Twitter has announced Q2 2019 revenues of $841 million — a year-on-year (YoY) increase of around 18% from the $711 million the social network reported for the same period last year and a 5% jump from the $787 million for the previous quarter.

The company’s domestic growth is of particular note, with its U.S. revenue climbing 24% YoY, compared to the 12% of international income. Additionally, Twitter claimed “better than expected” profitability, with an operating income of $76 million, after hitting its first ever quarterly profit last year, marking its seventh straight profitable quarter.

This was also the first quarter the San Francisco-based social network didn’t report monthly active users (MAUs), instead focusing squarely on what it calls “monetizable daily active users” (mDAUs), which jumped to 139 million — up 14% YoY and 4% on the previous quarter. The 17 million mDAU hike over the past 12 months can be broken down into 3 million users in the U.S. and 14 million internationally.

Wall Street estimates leading up to today’s earnings announcement pegged Twitter’s Q2 revenue at roughly $829 million, while Twitter itself estimated its Q2 revenues at between $770 million and $830 million. In short, today’s numbers trumped all estimates, with Twitter crediting its U.S. ad revenue as the chief driver.

Sticking point

A major sticking point for Twitter has been its stalled user growth, particularly compared to the likes of Facebook, which has broadly continued to grow its user base across its suite of apps. By way of example, during the corresponding period last year, Twitter announced 1 million fewer MAUs, and in Q4 2018 it dropped 5 million monthly users compared to the previous quarter — despite record revenues. For Q1 2019, Twitter reported a quarter-on-quarter (QoQ) MAU increase of 9 million users, with 330 million in total.

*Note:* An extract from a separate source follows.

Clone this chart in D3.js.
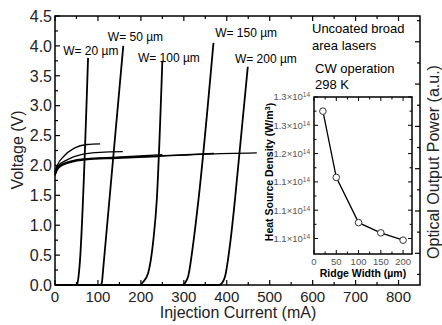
<!DOCTYPE html>
<html>
<head>
<meta charset="utf-8">
<script src="https://cdn.jsdelivr.net/npm/d3@7"></script>
<style>
  body { margin: 0; background: #fff; }
  svg { display: block; font-family: "Liberation Sans", Arial, sans-serif; }
</style>
</head>
<body>
<svg id="chart" width="442" height="325"></svg>
<script>
// ---- data ----
const widths = [20, 50, 100, 150, 200];            // ridge width, um
const widthLabels = ["W= 20 \u00b5m", "W= 50 \u00b5m", "W= 100 \u00b5m", "W= 150 \u00b5m", "W= 200 \u00b5m"];

// V-I curves: [current mA, voltage V]
const vi20  = [[0, 1.9], [5, 2.0], [20, 2.15], [45, 2.29], [75, 2.35], [105, 2.36]];
const vi50  = [[0, 1.88], [5, 1.98], [27, 2.09], [66, 2.19], [105, 2.22], [158, 2.23]];
const vi100 = [[0, 1.86], [5, 1.95], [19, 2.03], [66, 2.11], [143, 2.14], [250, 2.18]];
const vi150 = [[0, 1.84], [5, 1.93], [19, 2.02], [66, 2.10], [143, 2.13], [240, 2.16], [370, 2.2]];
const vi200 = [[0, 1.83], [5, 1.92], [19, 2.01], [66, 2.09], [143, 2.12], [240, 2.15], [350, 2.19], [470, 2.21]];

// L-I curves: [current mA, optical power a.u.]
const li20  = [[0, 0], [50, 0], [53, 0.014], [57, 0.085], [77, 1.074]];
const li50  = [[0, 0], [106, 0], [109, 0.01], [112, 0.071], [159, 1.131]];
const li100 = [[0, 0], [198, 0], [205, 0.014], [217, 0.057], [229, 0.212], [237, 0.401], [250, 1.06]];
const li150 = [[0, 0], [297, 0], [303, 0.01], [310, 0.04], [322, 0.198], [334, 0.401], [369, 1.145]];
const li200 = [[0, 0], [382, 0], [390, 0.012], [396, 0.04], [408, 0.198], [419, 0.401], [449, 1.032]];

// label anchors: [current mA, voltage V] where each W label sits
const labelPos = [[19, 3.85], [123, 4.09], [193, 3.73], [373, 4.15], [419, 3.71]];

// inset: heat source density vs ridge width (units of 1e14 W/m^3)
const insetWidths = [20, 50, 100, 150, 200];
const insetHeat = [1.275, 1.158, 1.078, 1.060, 1.047];
const insetYTicks = [1.30, 1.25, 1.20, 1.15, 1.10, 1.05];
const insetYLabels = ["1.3", "1.3", "1.2", "1.1", "1.1", "1.1"];
const insetXTicks = [0, 50, 100, 150, 200];

const xTicks = d3.range(0, 801, 100);
const yTicks = d3.range(0, 4.51, 0.5);

// ---- layout ----
const svg = d3.select("#chart");
const m = {left: 55, right: 420, top: 16, bottom: 285};

const x = d3.scaleLinear().domain([0, 850]).range([m.left, m.right]);
const y = d3.scaleLinear().domain([0, 4.5]).range([m.bottom, m.top]);
const yPow = d3.scaleLinear().domain([0, 1.272]).range([m.bottom, m.top]);

// ticks (inward, mirrored)
const g = svg.append("g").attr("stroke", "#000").attr("fill", "none");

function vTicks(vals, len, sx) {
    vals.forEach(v => {
        g.append("line").attr("x1", sx(v)).attr("x2", sx(v))
            .attr("y1", m.bottom).attr("y2", m.bottom - len).attr("stroke-width", 1.2);
        g.append("line").attr("x1", sx(v)).attr("x2", sx(v))
            .attr("y1", m.top).attr("y2", m.top + len).attr("stroke-width", 1.2);
    });
}
vTicks(xTicks, 5, x);
vTicks(d3.range(50, 850, 100), 3, x);

d3.range(0, 4.51, 0.25).forEach((v, i) => {
    const len = i % 2 ? 3 : 5;
    g.append("line").attr("x1", m.left).attr("x2", m.left + len)
        .attr("y1", y(v)).attr("y2", y(v)).attr("stroke-width", 1.2);
});
d3.range(0.05, 1.26, 0.1).forEach((v, i) => {
    const len = i % 2 ? 5 : 3;
    g.append("line").attr("x1", m.right).attr("x2", m.right - len)
        .attr("y1", yPow(v)).attr("y2", yPow(v)).attr("stroke-width", 1.2);
});

// tick labels
svg.append("g").selectAll("text").data(xTicks).enter().append("text")
    .attr("x", d => x(d)).attr("y", 302)
    .attr("text-anchor", "middle").attr("font-size", 15).attr("fill", "#222")
    .text(d => d);

svg.append("g").selectAll("text").data(yTicks).enter().append("text")
    .attr("x", 52).attr("y", d => y(d)).attr("dy", "0.36em")
    .attr("text-anchor", "end").attr("font-size", 16).attr("fill", "#222")
    .text(d => d3.format(".1f")(d));

// axis titles
svg.append("text").attr("x", 238).attr("y", 318)
    .attr("text-anchor", "middle").attr("font-size", 16).attr("fill", "#222")
    .text("Injection Current (mA)");
svg.append("text").attr("transform", "translate(23,150) rotate(-90)")
    .attr("text-anchor", "middle").attr("font-size", 16).attr("fill", "#222")
    .text("Voltage (V)");
svg.append("text").attr("transform", "translate(439,162) rotate(-90)")
    .attr("text-anchor", "middle").attr("font-size", 16).attr("fill", "#222")
    .text("Optical Output Power (a.u.)");

// curves
const lineV = d3.line().x(d => x(d[0])).y(d => y(d[1])).curve(d3.curveMonotoneX);
const lineP = d3.line().x(d => x(d[0])).y(d => yPow(d[1])).curve(d3.curveMonotoneX);

const curves = svg.append("g").attr("fill", "none").attr("stroke", "#000");
curves.selectAll("path.vi").data([vi200, vi150, vi100, vi50, vi20]).enter().append("path")
    .attr("class", "vi").attr("stroke-width", 1.3).attr("d", lineV);
curves.selectAll("path.li").data([li20, li50, li100, li150, li200]).enter().append("path")
    .attr("class", "li").attr("stroke-width", 1.8).attr("d", lineP);

// W labels
const lab = svg.append("g").attr("font-size", 12).attr("fill", "#000");
widthLabels.forEach((t, i) => {
    lab.append("text").attr("x", x(labelPos[i][0])).attr("y", y(labelPos[i][1])).text(t);
});

// annotation
const note = svg.append("g").attr("font-size", 13).attr("fill", "#000");
[["Uncoated broad", 312, 33], ["area lasers", 312, 50], ["CW operation", 315, 73], ["298 K", 315, 89]]
    .forEach(d => note.append("text").attr("x", d[1]).attr("y", d[2]).text(d[0]));

// frame
svg.append("rect").attr("x", m.left).attr("y", m.top)
    .attr("width", m.right - m.left).attr("height", m.bottom - m.top)
    .attr("fill", "none").attr("stroke", "#000").attr("stroke-width", 1.5);

// ---- inset ----
const ix = d3.scaleLinear().domain([0, 220]).range([314, 412]);
const iy = d3.scaleLinear().domain([1.0226, 1.30]).range([254, 97]);

const ins = svg.append("g");
ins.append("rect").attr("x", 314).attr("y", 97).attr("width", 98).attr("height", 157)
    .attr("fill", "#fff");

const it = ins.append("g").attr("stroke", "#000").attr("stroke-width", 1);
d3.range(0, 220, 25).forEach((v, i) => {
    const len = i % 2 ? 2.5 : 4;
    it.append("line").attr("x1", ix(v)).attr("x2", ix(v)).attr("y1", 254).attr("y2", 254 - len);
    it.append("line").attr("x1", ix(v)).attr("x2", ix(v)).attr("y1", 97).attr("y2", 97 + len);
});
d3.range(1.05, 1.301, 0.025).forEach((v, i) => {
    const len = i % 2 ? 2.5 : 4;
    it.append("line").attr("x1", 314).attr("x2", 314 + len).attr("y1", iy(v)).attr("y2", iy(v));
    it.append("line").attr("x1", 412).attr("x2", 412 - len).attr("y1", iy(v)).attr("y2", iy(v));
});

ins.append("path").datum(insetWidths.map((w, i) => [w, insetHeat[i]]))
    .attr("fill", "none").attr("stroke", "#000").attr("stroke-width", 1.3)
    .attr("d", d3.line().x(d => ix(d[0])).y(d => iy(d[1])));
ins.selectAll("circle").data(insetWidths).enter().append("circle")
    .attr("cx", d => ix(d)).attr("cy", (d, i) => iy(insetHeat[i])).attr("r", 3.3)
    .attr("fill", "#fff").attr("stroke", "#333").attr("stroke-width", 1);

ins.append("rect").attr("x", 314).attr("y", 97).attr("width", 98).attr("height", 157)
    .attr("fill", "none").attr("stroke", "#000").attr("stroke-width", 1.5);

ins.append("g").selectAll("text").data(insetXTicks).enter().append("text")
    .attr("x", d => ix(d)).attr("y", 265).attr("text-anchor", "middle")
    .attr("font-size", 9.5).attr("fill", "#555").text(d => d);

const yl = ins.append("g").selectAll("text").data(insetYTicks).enter().append("text")
    .attr("x", 310).attr("y", d => iy(d)).attr("dy", "0.35em")
    .attr("text-anchor", "end").attr("font-size", 9.5).attr("fill", "#555");
yl.append("tspan").text((d, i) => insetYLabels[i] + "\u00d710");
yl.append("tspan").attr("dy", "-0.45em").attr("font-size", 6.5).text("14");

ins.append("text").attr("x", 363).attr("y", 277).attr("text-anchor", "middle")
    .attr("font-size", 10.5).attr("font-weight", "bold").text("Ridge Width (\u00b5m)");
const yt = ins.append("text").attr("transform", "translate(272.5,172) rotate(-90)")
    .attr("text-anchor", "middle").attr("font-size", 10.5).attr("font-weight", "bold");
yt.append("tspan").text("Heat Source Density (W/m");
yt.append("tspan").attr("dy", "-0.4em").attr("font-size", 7.5).text("3");
yt.append("tspan").attr("dy", "0.4em").text(")");
</script>
</body>
</html>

These wild fluctuations, and the fact that not all MAUs are created equal, led Twitter to announce back in February that it would instead focus on mDAUs. These are what it defines as individuals who log in through twitter.com or any of the mobile apps that are able to show advertisements — so excluding TweetDeck and third-party clients.

Twitter had previously revealed that its mDAUs had grown throughout 2018 from 120 million to 126 million, and for the previous quarter (Q1 2019) it reported mDAUs of 134 million — an 11% YoY increase.

Twitter’s shares have been fairly volatile since it went public in 2013. Hitting a high of around $70 in 2014, its stock bounced between $30 and $50 a share over the next couple of years before plummeting in 2016 to an all-time low of $14, where it hovered for more than a year. The company has largely recovered over the past 18 months, hitting a 52-week high of $44 last July before settling around the $35-$40 mark in recent months.

In the wake of its Q2 2019 financials announcement, Twitter’s shares spiked more than 6% premarket, crossing the $40 threshold after a $38.12 close yesterday.

Looking to the future, Twitter anticipates lower revenue growth for Q3 2019, with expectations in the $815 million to $875 million range, due in part to the recent resurgence of its business globally — the higher its recent earnings, the tougher it is to beat. The company said its planned deprecation of legacy ad formats will also impact future revenues.